AAR: Rail Service Interruption Could Cost Economy $2 Billion Per Day

A nationwide rail service interruption could cost more than $2 billion per day, a new Association of American Railroads (AAR) report found.

If negotiations remain unsettled with the remaining unions by Friday, Sept. 16 at 12:01 AM, Congress should act to prevent a service interruption that would immediately harm every economic sector served by rail, AAR said.

Inaction could idle more than 7,000 trains daily, the Association of American Railroads (AAR) said. That could trigger retail product shortages, widespread manufacturing shutdowns, job losses and disruptions to hundreds of thousands of passenger rail customers.

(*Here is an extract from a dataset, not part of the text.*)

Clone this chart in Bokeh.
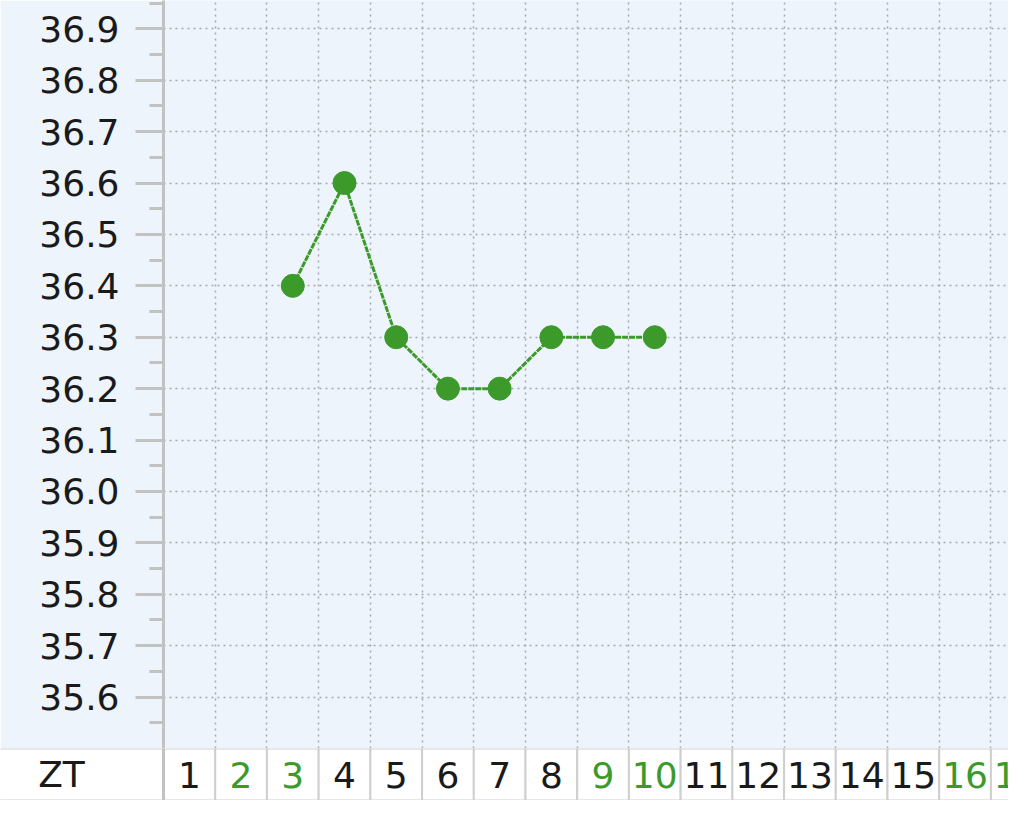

“As the freight sector heads into peak shipping season, a nationwide rail work stoppage would result in an unnecessary $2 billion daily economic hit,” AAR President and CEO Ian Jefferies said. “President Biden’s PEB recommended terms that would maintain the highest quality health care coverage and result in compounded wage increases of 24%, bonuses totaling $5,000 — the highest pay increases in nearly 50 years.

“Like those unions that have already tentatively agreed to the PEB deal, each of the remaining unions can still enter into agreements based on these recommendations. However, should negotiations fail and result in a work stoppage, Congress must act to implement the PEB recommendations — rewarding employees and stopping unnecessary economic harm and uncertainty for rail customers.”

Specifically, the report updates a 1992 Federal Railroad Administration (FRA) econometric study to quantify the potential impacts of a national rail shutdown on employment and economic output in today’s dollars. Additionally, the report outlines how the lost economic output would harm manufacturers, distributors, retailers and consumers.